Black man is first wrongful arrest in US caused by facial recognition tech, ACLU says
The American Civil Liberties Union filed a complaint to Detroit police on Wednesday, alleging the wrongful arrest of a Black man resulted from an incorrect facial recognition match.
Robert Williams was arrested in January by the Detroit Police Department based on a facial recognition identification that incorrectly matched him with a person who stole five watches from a Shinola store, according to the ACLU complaint.
Williams’ case is the first wrongful arrest based on an incorrect facial recognition match in the United States, according to the ACLU.
“At every step, DPD’s conduct has been improper: it unthinkingly relied on flawed and racist facial recognition technology without taking reasonable measures to verify the information being provided, it conducted a shoddy and incomplete investigation, its officers were rude and threatening, and it has completely failed to respond to a FOIA request seeking relevant records,” the complaint reads.
Williams detailed his experience in a Washington Post op-ed, writing that he thought it was a “prank” when a police officer called and said he needed to turn himself in. Williams said he was arrested in front of his wife and children and taken to the Detroit Detention Center, where he was held without being told what crime he allegedly committed.
“The next morning, two officers asked if I’d ever been to a Shinola watch store in Detroit,” Williams wrote. “I said once, many years ago. They showed me a blurry surveillance camera photo of a black man and asked if it was me. I chuckled a bit. ‘No, that is not me.’ He showed me another photo and said, ‘So I guess this isn’t you either?’ I picked up the piece of paper, put it next to my face and said, ‘I hope you guys don’t think that all black men look alike.’”
The false match to Williams resulted from “Michigan state police’s digital image analysis section, which has been using a face matching service from Rank One Computing,” Reuters reported.
Guidelines from Rank One and Michigan police say a facial recognition match shouldn’t be the basis for arresting someone, according to Reuters.
McClatchy News reached out to police and Rank One for comment Wednesday but did not immediately get a response.
The ACLU demanded in the complaint that the Detroit Police Department stop using facial recognition because “the technology is flawed” and “DPD investigators are not competent in making use of such technology.”
A study from the National Institute of Standards and Technology found that there were more false positive matches for Asian and Black faces compared to white faces.
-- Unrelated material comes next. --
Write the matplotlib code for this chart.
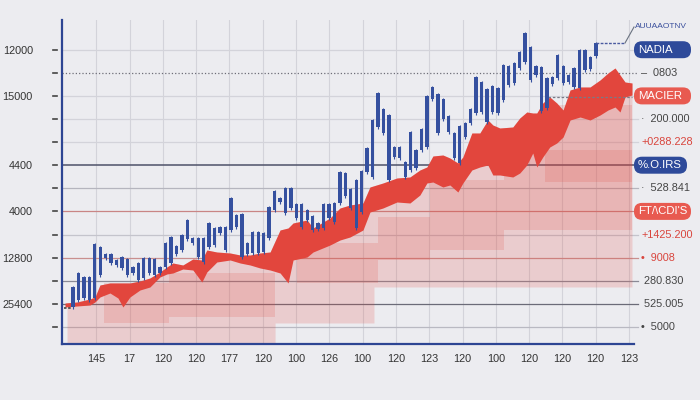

The American Indian group had the highest rate of false positives.
The study was done through NIST’s Face Recognition Vendor Test program and evaluated 189 software algorithms from 99 developers.
Amazon announced that the police wouldn’t be able to use its facial recognition technology for a year, NPR reported.
Microsoft also said it wouldn’t sell its facial recognition to police departments unless required by law, The Washington Post reported.
“Even if this technology does become accurate (at the expense of people like me), I don’t want my daughters’ faces to be part of some government database,” Williams wrote for the Post. “I don’t want cops showing up at their door because they were recorded at a protest the government didn’t like.”